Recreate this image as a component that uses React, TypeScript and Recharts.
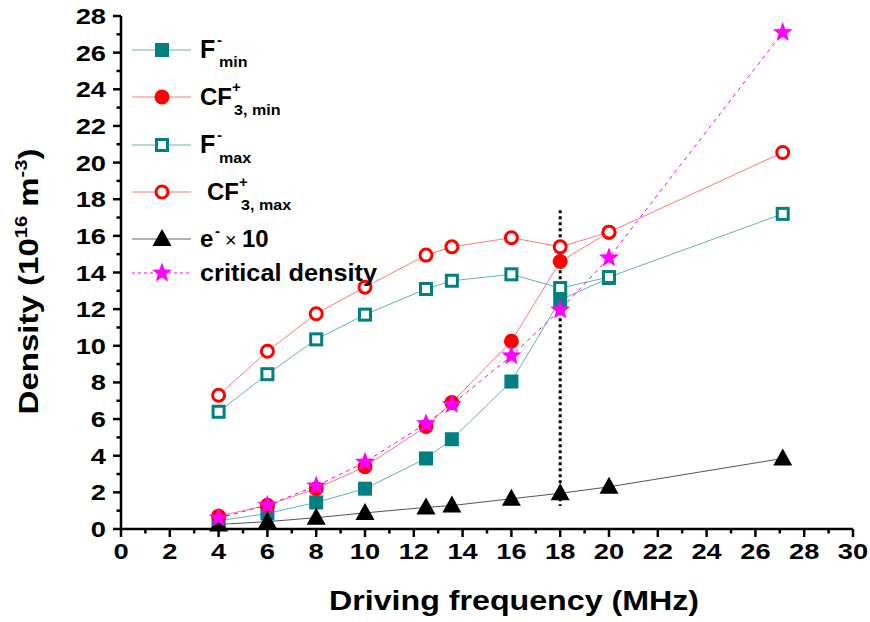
import React from 'react';
import { LineChart, Line, XAxis, YAxis, ReferenceLine, Legend } from 'recharts';

// driving frequency (MHz)
const freq = [4, 6, 8, 10, 12.5, 13.56, 16, 18, 20, 27.12];

// densities in 1e16 m^-3
const fMin = [0.45, 0.85, 1.45, 2.2, 3.85, 4.9, 8.05, 12.5, 13.7];
const cf3Min = [0.7, 1.3, 2.2, 3.4, 5.6, 6.9, 10.25, 14.6, 16.2];
const fMax = [6.4, 8.45, 10.35, 11.7, 13.1, 13.55, 13.9, 13.15, 13.75, 17.2];
const cf3Max = [7.3, 9.7, 11.75, 13.2, 14.95, 15.4, 15.9, 15.4, 16.2, 20.55];
const eTimes10 = [0.25, 0.4, 0.62, 0.88, 1.18, 1.28, 1.65, 1.95, 2.3, 3.85];
const critical = [0.6, 1.3, 2.35, 3.65, 5.75, 6.8, 9.45, 11.95, 14.8, 27.1];

const xTicks = Array.from({ length: 31 }, (_, i) => i);
const yTicks = Array.from({ length: 29 }, (_, i) => i);

const FONT = '"Liberation Sans", Arial, sans-serif';
const TEAL = '#008080';
const TEAL_LINE = '#66b2b2';
const RED = '#ff0000';
const RED_LINE = '#ff7a7a';
const MAGENTA = '#ff00ff';

const pts = (ys: number[]) => ys.map((y, i) => ({ x: freq[i], y }));

const starPoints = (cx: number, cy: number, r: number) => {
  const out: string[] = [];
  for (let i = 0; i < 10; i++) {
    const rad = i % 2 === 0 ? r : r * 0.42;
    const a = -Math.PI / 2 + (i * Math.PI) / 5;
    out.push(`${cx + rad * Math.cos(a)},${cy + rad * Math.sin(a)}`);
  }
  return out.join(' ');
};

const Marker = ({ kind, cx, cy }: { kind: string; cx: number; cy: number }) => {
  switch (kind) {
    case 'fsq':
      return <rect x={cx - 7} y={cy - 7} width={14} height={14} fill={TEAL} />;
    case 'osq':
      return <rect x={cx - 5.5} y={cy - 5.5} width={11} height={11} fill="#fff" stroke={TEAL} strokeWidth={3} />;
    case 'fci':
      return <circle cx={cx} cy={cy} r={7.5} fill={RED} />;
    case 'oci':
      return <circle cx={cx} cy={cy} r={6} fill="#fff" stroke={RED} strokeWidth={3} />;
    case 'tri':
      return <polygon points={`${cx},${cy - 10} ${cx + 9.5},${cy + 7} ${cx - 9.5},${cy + 7}`} fill="#000" />;
    default:
      return <polygon points={starPoints(cx, cy, 10.5)} fill={MAGENTA} />;
  }
};

const dotOf = (kind: string) => (p: any) => (
  <Marker key={`${kind}-${p.index}`} kind={kind} cx={p.cx} cy={p.cy} />
);

const BottomTick = ({ x, y, payload }: any) => {
  const major = payload.value % 2 === 0;
  return (
    <g>
      <line x1={x} x2={x} y1={y} y2={y + (major ? 8 : 4.5)} stroke="#000" strokeWidth={2.5} />
      {major && (
        <text transform={`translate(${x},${y + 30}) scale(1.24,1)`} textAnchor="middle"
          fontSize={22} fontWeight="bold" fontFamily={FONT} fill="#000">
          {payload.value}
        </text>
      )}
    </g>
  );
};

const TopTick = ({ x, y, payload }: any) => {
  const major = payload.value % 2 === 0;
  return <line x1={x} x2={x} y1={y} y2={y + (major ? 7 : 4)} stroke="#000" strokeWidth={2.5} />;
};

const LeftTick = ({ x, y, payload }: any) => {
  const major = payload.value % 2 === 0;
  return (
    <g>
      <line x1={x} x2={x - (major ? 8 : 4.5)} y1={y} y2={y} stroke="#000" strokeWidth={2.5} />
      {major && (
        <text transform={`translate(${x - 15},${y + 8}) scale(1.24,1)`} textAnchor="end"
          fontSize={22} fontWeight="bold" fontFamily={FONT} fill="#000">
          {payload.value}
        </text>
      )}
    </g>
  );
};

const RightTick = ({ x, y, payload }: any) => {
  const major = payload.value % 2 === 0;
  return <line x1={x} x2={x - (major ? 7 : 4)} y1={y} y2={y} stroke="#000" strokeWidth={2.5} />;
};

const XTitle = ({ viewBox }: any) => (
  <text transform={`translate(${viewBox.x + viewBox.width / 2 + 27},${viewBox.y + 81}) scale(1.15,1)`}
    textAnchor="middle" fontSize={28} fontWeight="bold" fontFamily={FONT} fill="#000">
    Driving frequency (MHz)
  </text>
);

const YTitle = ({ viewBox }: any) => (
  <text transform={`translate(38,${viewBox.y + viewBox.height / 2 + 9}) rotate(-90) scale(1.18,1)`}
    textAnchor="middle" fontSize={28} fontWeight="bold" fontFamily={FONT} fill="#000">
    Density (10<tspan dy={-11} fontSize={17}>16</tspan>
    <tspan dy={11}> m</tspan>
    <tspan dy={-11} fontSize={17}>-3</tspan>
    <tspan dy={11}>)</tspan>
  </text>
);

const legendItems = [
  { kind: 'fsq', line: TEAL_LINE, dash: undefined, y: 50 },
  { kind: 'fci', line: RED_LINE, dash: undefined, y: 97 },
  { kind: 'osq', line: TEAL_LINE, dash: undefined, y: 145 },
  { kind: 'oci', line: RED_LINE, dash: undefined, y: 192 },
  { kind: 'tri', line: '#666', dash: undefined, y: 239 },
  { kind: 'star', line: MAGENTA, dash: '3 3', y: 273 },
];

const LT = ({ x, y, size, children, weight = 'bold', sx = 1 }: any) => (
  <text transform={`translate(${x},${y}) scale(${sx},1)`} fontSize={size} fontWeight={weight}
    fontFamily={FONT} fill="#000">
    {children}
  </text>
);

const LegendBox = () => (
  <svg width={400} height={300} style={{ display: 'block' }}>
    {legendItems.map((it) => (
      <g key={it.kind}>
        <line x1={132} x2={191} y1={it.y} y2={it.y} stroke={it.line} strokeWidth={1.2} strokeDasharray={it.dash} />
        <Marker kind={it.kind} cx={162} cy={it.y} />
      </g>
    ))}
    <LT x={200} y={58} size={25}>F</LT>
    <LT x={217} y={45} size={15}>-</LT>
    <LT x={219} y={67} size={14} sx={1.15}>min</LT>

    <LT x={200} y={105} size={24}>CF</LT>
    <LT x={232} y={92} size={15}>+</LT>
    <LT x={234} y={115} size={14} sx={1.15}>3, min</LT>

    <LT x={200} y={153} size={25}>F</LT>
    <LT x={217} y={140} size={15}>-</LT>
    <LT x={219} y={163} size={14} sx={1.15}>max</LT>

    <LT x={207} y={200} size={24}>CF</LT>
    <LT x={239} y={187} size={15}>+</LT>
    <LT x={241} y={210} size={14} sx={1.15}>3, max</LT>

    <LT x={200} y={247} size={24}>e</LT>
    <LT x={215} y={236} size={15}>-</LT>
    <LT x={225} y={247} size={20} weight="normal">×</LT>
    <LT x={242} y={247} size={24}>10</LT>

    <LT x={200} y={281} size={23} sx={1.1}>critical density</LT>
  </svg>
);

export default function App() {
  return (
    <div style={{ position: 'absolute', left: 0, top: 0, width: 870, height: 622, background: '#fff' }}>
      <LineChart width={870} height={622} margin={{ top: 16, right: 17, left: 71, bottom: 53 }}>
        <XAxis type="number" dataKey="x" domain={[0, 30]} ticks={xTicks} interval={0} height={40}
          axisLine={{ stroke: '#000', strokeWidth: 2.5 }} tickLine={false} tickSize={0} tickMargin={0}
          tick={<BottomTick />} label={{ content: <XTitle /> }} allowDuplicatedCategory={false} />
        <XAxis xAxisId="top" orientation="top" type="number" domain={[0, 30]} ticks={xTicks} interval={0}
          height={0} axisLine={{ stroke: '#000', strokeWidth: 2.5 }} tickLine={false} tickSize={0}
          tickMargin={0} tick={<TopTick />} />
        <YAxis type="number" domain={[0, 28]} ticks={yTicks} interval={0} width={50}
          axisLine={{ stroke: '#000', strokeWidth: 2.5 }} tickLine={false} tickSize={0} tickMargin={0}
          tick={<LeftTick />} label={{ content: <YTitle /> }} />
        <YAxis yAxisId="right" orientation="right" type="number" domain={[0, 28]} ticks={yTicks}
          interval={0} width={0} axisLine={{ stroke: '#000', strokeWidth: 2.5 }} tickLine={false}
          tickSize={0} tickMargin={0} tick={<RightTick />} />
        <Legend layout="vertical" align="center" verticalAlign="middle" content={<LegendBox />}
          wrapperStyle={{ left: 0, top: 0, width: 400, height: 300 }} />
        <Line data={pts(fMin)} dataKey="y" name="F- min" stroke={TEAL_LINE} strokeWidth={1}
          dot={dotOf('fsq')} isAnimationActive={false} />
        <Line data={pts(cf3Min)} dataKey="y" name="CF3+ min" stroke={RED_LINE} strokeWidth={1}
          dot={dotOf('fci')} isAnimationActive={false} />
        <Line data={pts(fMax)} dataKey="y" name="F- max" stroke={TEAL_LINE} strokeWidth={1}
          dot={dotOf('osq')} isAnimationActive={false} />
        <Line data={pts(cf3Max)} dataKey="y" name="CF3+ max" stroke={RED_LINE} strokeWidth={1}
          dot={dotOf('oci')} isAnimationActive={false} />
        <Line data={pts(eTimes10)} dataKey="y" name="e- x 10" stroke="#555" strokeWidth={1}
          dot={dotOf('tri')} isAnimationActive={false} />
        <Line data={pts(critical)} dataKey="y" name="critical density" stroke={MAGENTA} strokeWidth={1}
          strokeDasharray="4 4" dot={dotOf('star')} isAnimationActive={false} />
        <ReferenceLine segment={[{ x: 18, y: 17.4 }, { x: 18, y: 1.25 }]} stroke="#000"
          strokeWidth={3} strokeDasharray="3 3" />
      </LineChart>
    </div>
  );
}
######
GIVEN TASK: Reproduce the data above word for word from its first line through the line that holds "18, 20, 27.12];", both ends included; skip pictures.

ANSWER FOR THIS EXERCISE:
Recreate this image as a component that uses React, TypeScript and Recharts.
import React from 'react';
import { LineChart, Line, XAxis, YAxis, ReferenceLine, Legend } from 'recharts';

// driving frequency (MHz)
const freq = [4, 6, 8, 10, 12.5, 13.56, 16, 18, 20, 27.12];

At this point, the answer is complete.